The Department of Sociology and Anthropology will be hosting a panel discussion entitled “Big Data in the Social Sciences” on Thursday, March 6th from 3:30 PM – 5:00 PM. Dr. Steve McDonald will preside over the panel, which will include Drs. Ryan Light from the University of Oregon, Christopher A. Bail from UNC-Chapel Hill, and A.J. Faas from NC State University.
The panel comes at a time when both NC State University and the broader research community are engaging with more diverse opportunities for collecting and analyzing Big Data, which Dr. McDonald defines as “data collected or available via the Web and mobile devices.” The University’s most recent initiative taking advantage of Big Data involves the Laboratory for Analytical Science (LAS) on Centennial Campus, which has partnered with the National Security Agency (NSA) in a $60 million research grant to “promote new advances in the science of analysis,” according to a press release from the University.
“I’ve been tangentially connected to some of those discussions,” he says of the LAS-NSA partnership. “And often I’m the only social scientist in the room. Relatively few social scientists are working with Big Data and many aren’t clear about what Big Data means. Physical scientists and mathematicians are often unsure about what we do with Big Data in the social sciences. The perception is that our only connection to Big Data is that we’re interested in the implications of people analyzing these data. We do so much more than just that. We actually analyze Big Data, too. We use it to analyze digital traces of social interaction.”
According to Dr. McDonald, there are a variety of ways that social scientists can engage Big Data because there are a variety of ways to think about relationships and how people are connected.
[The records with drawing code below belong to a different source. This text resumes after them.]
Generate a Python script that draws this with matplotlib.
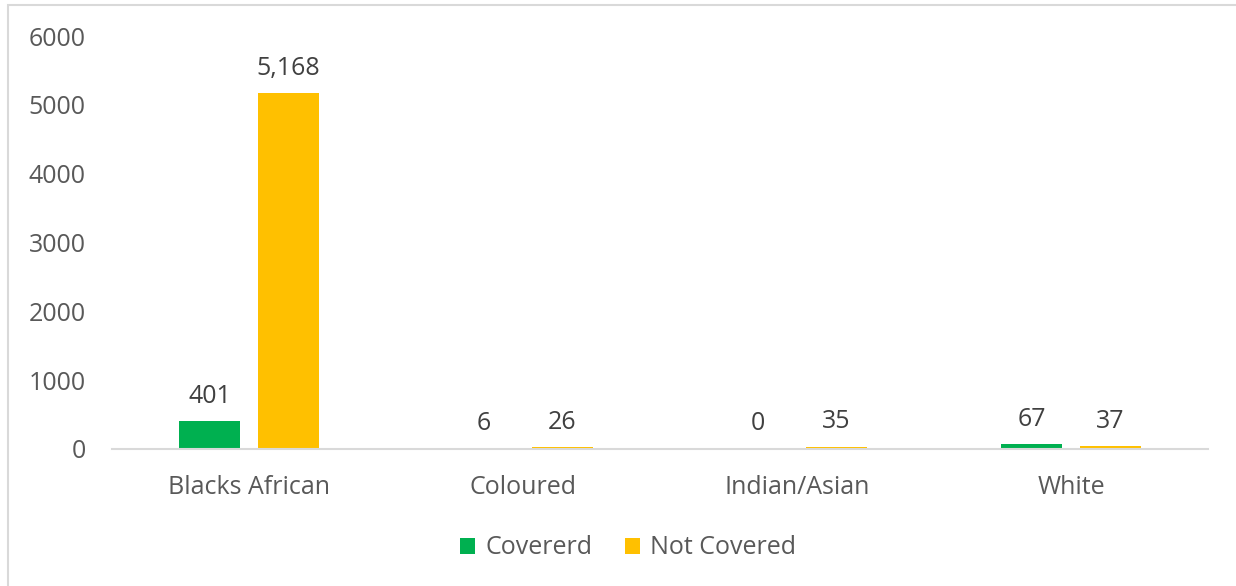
import numpy as np
import matplotlib.pyplot as plt
from matplotlib.patches import Rectangle

categories = ["Blacks African", "Coloured", "Indian/Asian", "White"]
covered = [401, 6, 0, 67]
not_covered = [5168, 26, 35, 37]
yticks = [0, 1000, 2000, 3000, 4000, 5000, 6000]

green = "#00b050"
yellow = "#ffc000"
grey_txt = "#595959"

plt.rcParams['font.family'] = ['Open Sans', 'DejaVu Sans']

fig = plt.figure(figsize=(12.36, 5.86), dpi=100)
ax = fig.add_axes([112 / 1236, 137 / 586, 1096 / 1236, 413 / 586])

# outer chart frame (partly cropped in the original)
fig.patches.append(Rectangle((8 / 1236, -0.1), 1.2, (586 - 5) / 586 + 0.1,
                             transform=fig.transFigure, fill=False,
                             edgecolor="#d9d9d9", linewidth=1.5))

x = np.arange(len(categories))
w = 0.223
b1 = ax.bar(x - 0.143, covered, w, color=green, label="Covererd")
b2 = ax.bar(x + 0.143, not_covered, w, color=yellow, label="Not Covered")

for bars, vals in [(b1, covered), (b2, not_covered)]:
    for r, v in zip(bars, vals):
        ax.annotate(f"{v:,}", (r.get_x() + r.get_width() / 2, v),
                    xytext=(0, 9), textcoords="offset points",
                    ha="center", va="bottom", fontsize=18, color="#404040")

ax.set_xlim(-0.5, 3.5)
ax.set_ylim(0, 6000)
ax.set_yticks(yticks)
ax.set_yticklabels([str(t) for t in yticks])
ax.set_xticks(x)
ax.set_xticklabels(categories)
ax.tick_params(axis="both", length=0, labelsize=18, colors=grey_txt)
ax.tick_params(axis="y", pad=19)
ax.tick_params(axis="x", pad=19)
for s in ["top", "right", "left"]:
    ax.spines[s].set_visible(False)
ax.spines["bottom"].set_color("#d9d9d9")
ax.spines["bottom"].set_linewidth(1.5)

leg = fig.legend(loc="center", bbox_to_anchor=(628 / 1236, 1 - 548 / 586),
                 ncol=2, frameon=False, fontsize=18, handlelength=0.6,
                 handleheight=0.6, columnspacing=1.3, handletextpad=0.4)
for t in leg.get_texts():
    t.set_color(grey_txt)

fig.savefig("out.png", dpi=100)
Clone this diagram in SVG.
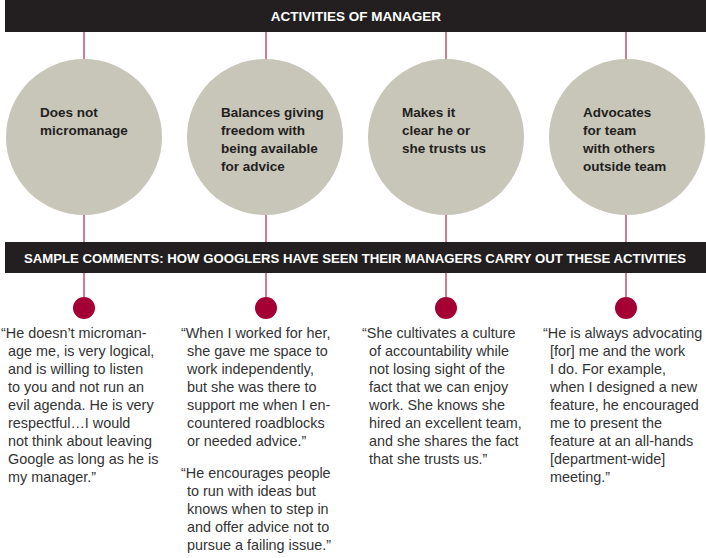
<svg xmlns="http://www.w3.org/2000/svg" width="706" height="558" viewBox="0 0 706 558">
<style>
.bar{fill:#231f20}
.bartext{font-family:"Liberation Sans",Arial,sans-serif;font-weight:bold;font-size:13.5px;fill:#ffffff}
.circ{fill:#c8c6b9}
.ctext{font-family:"Liberation Sans",Arial,sans-serif;font-weight:bold;font-size:13.5px;fill:#231f20}
.qtext{font-family:"Liberation Sans",Arial,sans-serif;font-size:14.4px;fill:#333333}
.conn{stroke:#c0506e;stroke-width:1.5;fill:none}
.dot{fill:#a50034}
</style>
<rect width="706" height="558" fill="#ffffff"/>
<g id="connectors">
<line class="conn" x1="84" y1="32" x2="84" y2="300"/>
<line class="conn" x1="266" y1="32" x2="266" y2="300"/>
<line class="conn" x1="446" y1="32" x2="446" y2="300"/>
<line class="conn" x1="626" y1="32" x2="626" y2="300"/>
</g>
<g id="header-activities">
<rect class="bar" x="5" y="0" width="701" height="32"/>
<text class="bartext" x="356" y="21" text-anchor="middle">ACTIVITIES OF MANAGER</text>
</g>
<g id="activity-1">
<circle class="circ" cx="84" cy="137" r="78"/>
<text class="ctext"><tspan x="40" y="117">Does not</tspan><tspan x="40" y="135">micromanage</tspan></text>
</g>
<g id="activity-2">
<circle class="circ" cx="265" cy="137" r="78"/>
<text class="ctext"><tspan x="221" y="117">Balances giving</tspan><tspan x="221" y="135">freedom with</tspan><tspan x="221" y="153">being available</tspan><tspan x="221" y="171">for advice</tspan></text>
</g>
<g id="activity-3">
<circle class="circ" cx="446" cy="137" r="78"/>
<text class="ctext"><tspan x="402" y="117">Makes it</tspan><tspan x="402" y="135">clear he or</tspan><tspan x="402" y="153">she trusts us</tspan></text>
</g>
<g id="activity-4">
<circle class="circ" cx="627" cy="137" r="78"/>
<text class="ctext"><tspan x="583" y="117">Advocates</tspan><tspan x="583" y="135">for team</tspan><tspan x="583" y="153">with others</tspan><tspan x="583" y="171">outside team</tspan></text>
</g>
<g id="header-comments">
<rect class="bar" x="5" y="242" width="701" height="31"/>
<text class="bartext" x="24" y="263" textLength="662" lengthAdjust="spacingAndGlyphs">SAMPLE COMMENTS: HOW GOOGLERS HAVE SEEN THEIR MANAGERS CARRY OUT THESE ACTIVITIES</text>
</g>
<g id="comment-1">
<circle class="dot" cx="84" cy="308" r="11"/>
<text class="qtext"><tspan x="1" y="338">“He doesn’t microman-</tspan><tspan x="8" y="356">age me, is very logical,</tspan><tspan x="8" y="374">and is willing to listen</tspan><tspan x="8" y="392">to you and not run an</tspan><tspan x="8" y="410">evil agenda. He is very</tspan><tspan x="8" y="428">respectful…I would</tspan><tspan x="8" y="446">not think about leaving</tspan><tspan x="8" y="464">Google as long as he is</tspan><tspan x="8" y="482">my manager.”</tspan></text>
</g>
<g id="comment-2">
<circle class="dot" cx="266" cy="308" r="11"/>
<text class="qtext"><tspan x="181" y="338">“When I worked for her,</tspan><tspan x="187" y="356">she gave me space to</tspan><tspan x="187" y="374">work independently,</tspan><tspan x="187" y="392">but she was there to</tspan><tspan x="187" y="410">support me when I en-</tspan><tspan x="187" y="428">countered roadblocks</tspan><tspan x="187" y="446">or needed advice.”</tspan></text>
<text class="qtext"><tspan x="181" y="478">“He encourages people</tspan><tspan x="187" y="496">to run with ideas but</tspan><tspan x="187" y="514">knows when to step in</tspan><tspan x="187" y="532">and offer advice not to</tspan><tspan x="187" y="550">pursue a failing issue.”</tspan></text>
</g>
<g id="comment-3">
<circle class="dot" cx="446" cy="308" r="11"/>
<text class="qtext"><tspan x="362" y="338">“She cultivates a culture</tspan><tspan x="369" y="356">of accountability while</tspan><tspan x="369" y="374">not losing sight of the</tspan><tspan x="369" y="392">fact that we can enjoy</tspan><tspan x="369" y="410">work. She knows she</tspan><tspan x="369" y="428">hired an excellent team,</tspan><tspan x="369" y="446">and she shares the fact</tspan><tspan x="369" y="464">that she trusts us.”</tspan></text>
</g>
<g id="comment-4">
<circle class="dot" cx="626" cy="308" r="11"/>
<text class="qtext"><tspan x="543" y="338">“He is always advocating</tspan><tspan x="550" y="356">[for] me and the work</tspan><tspan x="550" y="374">I do. For example,</tspan><tspan x="550" y="392">when I designed a new</tspan><tspan x="550" y="410">feature, he encouraged</tspan><tspan x="550" y="428">me to present the</tspan><tspan x="550" y="446">feature at an all-hands</tspan><tspan x="550" y="464">[department-wide]</tspan><tspan x="550" y="482">meeting.”</tspan></text>
</g>
</svg>
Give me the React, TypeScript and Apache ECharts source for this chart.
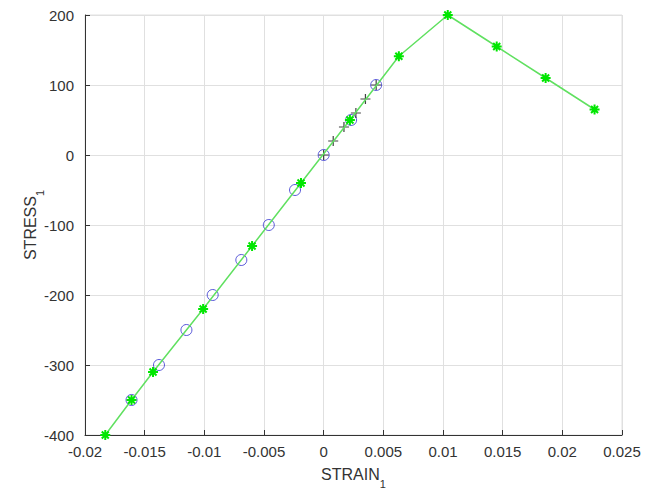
import React, { useEffect, useRef } from "react";
import * as echarts from "echarts";

const starX = [-0.0183, -0.0161, -0.0143, -0.0101, -0.006, -0.0019, 0.0022, 0.0063, 0.0104, 0.0145, 0.0186, 0.0227];
const starY = [-400, -350, -310, -220, -130, -40, 50, 141, 200, 155, 110, 65];

const circleX = [-0.0161, -0.0138, -0.0115, -0.0093, -0.0069, -0.0046, -0.0024, 0, 0.0023, 0.0044];
const circleY = [-350, -300, -250, -200, -150, -100, -50, 0, 50, 100];

const plusX = [0, 0.0008, 0.0017, 0.0027, 0.0035, 0.0044];
const plusY = [0, 20, 40, 60, 80, 100];

const xTicks = { min: -0.02, max: 0.025, interval: 0.005 };
const yTicks = { min: -400, max: 200, interval: 100 };

const FONT = "'Liberation Sans', Arial, Helvetica, sans-serif";
const STAR = "path://M5,0L5,10M0,5L10,5M1.5,1.5L8.5,8.5M1.5,8.5L8.5,1.5";
const PLUS = "path://M5,0L5,10M0,5L10,5";

export default function App() {
  const ref = useRef<HTMLDivElement>(null);
  useEffect(() => {
    if (!ref.current) return;
    const chart = echarts.init(ref.current, null, { renderer: "svg" });
    const axisCommon = {
      type: "value" as const,
      axisLine: { show: true, onZero: false, lineStyle: { color: "#333", width: 1 } },
      axisTick: { show: true, inside: true, length: 5, lineStyle: { color: "#333" } },
      splitLine: { show: true, lineStyle: { color: "#e0e0e0", width: 1 } },
      nameLocation: "middle" as const,
      nameMoveOverlap: false,
    };
    const nameRich = {
      a: { fontSize: 16, fontFamily: FONT, color: "#333", lineHeight: 18 },
      s: { fontSize: 11, fontFamily: FONT, color: "#333", lineHeight: 30, verticalAlign: "bottom" },
    };
    chart.setOption({
      animation: false,
      backgroundColor: "#fff",
      grid: {
        left: 85,
        right: 23,
        top: 15,
        bottom: 60,
        show: true,
        borderColor: "#e0e0e0",
        borderWidth: 1,
        backgroundColor: "#fff",
      },
      xAxis: {
        ...axisCommon,
        min: xTicks.min,
        max: xTicks.max,
        interval: xTicks.interval,
        axisLabel: {
          color: "#333",
          fontSize: 15,
          fontFamily: FONT,
          margin: 9,
          formatter: (v: number) => String(+v.toFixed(4)),
        },
        name: "{a|STRAIN}{s|1}",
        nameGap: 24,
        nameTextStyle: { rich: nameRich },
      },
      yAxis: {
        ...axisCommon,
        min: yTicks.min,
        max: yTicks.max,
        interval: yTicks.interval,
        axisLabel: {
          color: "#333",
          fontSize: 15,
          fontFamily: FONT,
          margin: 11,
        },
        name: "{a|STRESS}{s|1}",
        nameGap: 40,
        nameTextStyle: { rich: nameRich },
      },
      series: [
        {
          type: "scatter",
          data: circleX.map((x, i) => [x, circleY[i]]),
          symbol: "circle",
          symbolSize: 11,
          itemStyle: { color: "rgba(0,0,0,0)", borderColor: "#3030d0", borderWidth: 1 },
          z: 2,
        },
        {
          type: "scatter",
          data: plusX.map((x, i) => [x, plusY[i]]),
          symbol: PLUS,
          symbolSize: 10,
          itemStyle: { color: "rgba(0,0,0,0)", borderColor: "#111", borderWidth: 1.2 },
          z: 3,
        },
        {
          type: "line",
          data: starX.map((x, i) => [x, starY[i]]),
          symbol: STAR,
          symbolSize: 10,
          showAllSymbol: true,
          lineStyle: { color: "#60e060", width: 1.5 },
          itemStyle: { color: "rgba(0,0,0,0)", borderColor: "#00e600", borderWidth: 2 },
          z: 4,
        },
      ],
    });
    return () => chart.dispose();
  }, []);
  return (
    <div
      ref={ref}
      style={{ position: "fixed", left: 0, top: 0, width: 645, height: 495, background: "#fff" }}
    />
  );
}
Some research has collected information on Facebook, looking at the interests and characteristics of the individuals within a network in order to learn what those online friendships are like in terms of “patterns of homophily” or similarity of interests with others in the network. Collecting and analyzing Big Data helped those researchers see how the relationships and friendships that we have relate to our interests. Other research has looked at how science is structured through relationships in research communities based on who is citing whom. In a similar fashion to the research done by Dr. Bail, social scientists can take texts and run the texts through algorithms to identify patterns in how people talk and think about issues. Each of the speakers on the panel has a research program that utilizes Big Data to analyze social processes in what is known as computational social science. Dr. Ryan Light’s research focuses on cultural sociology, social inequality, and social network analysis. Dr. Christopher A. Bail’s research analyzes large groups of texts from newspapers, television, public opinion surveys, and social media sites such as Twitter and Facebook. Dr. A.J. Faas’s research focuses on social networks in the context of forced displacement and resettlement, and utilizes data management and analysis.
Dr. McDonald says that the panel discussion will serve social scientists by giving them an opportunity to learn about what Big Data is and offering creative and interesting ideas for how they can utilize these new sources of data to answer questions. He also hopes that physical scientists from Centennial Campus will gain a better understanding of what social scientists are doing with big data. “Really,” he says, “there’s a broader conversation that needs to happen about Big Data in general and the role of science in Big Data. What is Big Data? What can it tell us? How do we interface it? And what are the broader implications for ontology and epistemology, for scientific knowledge?”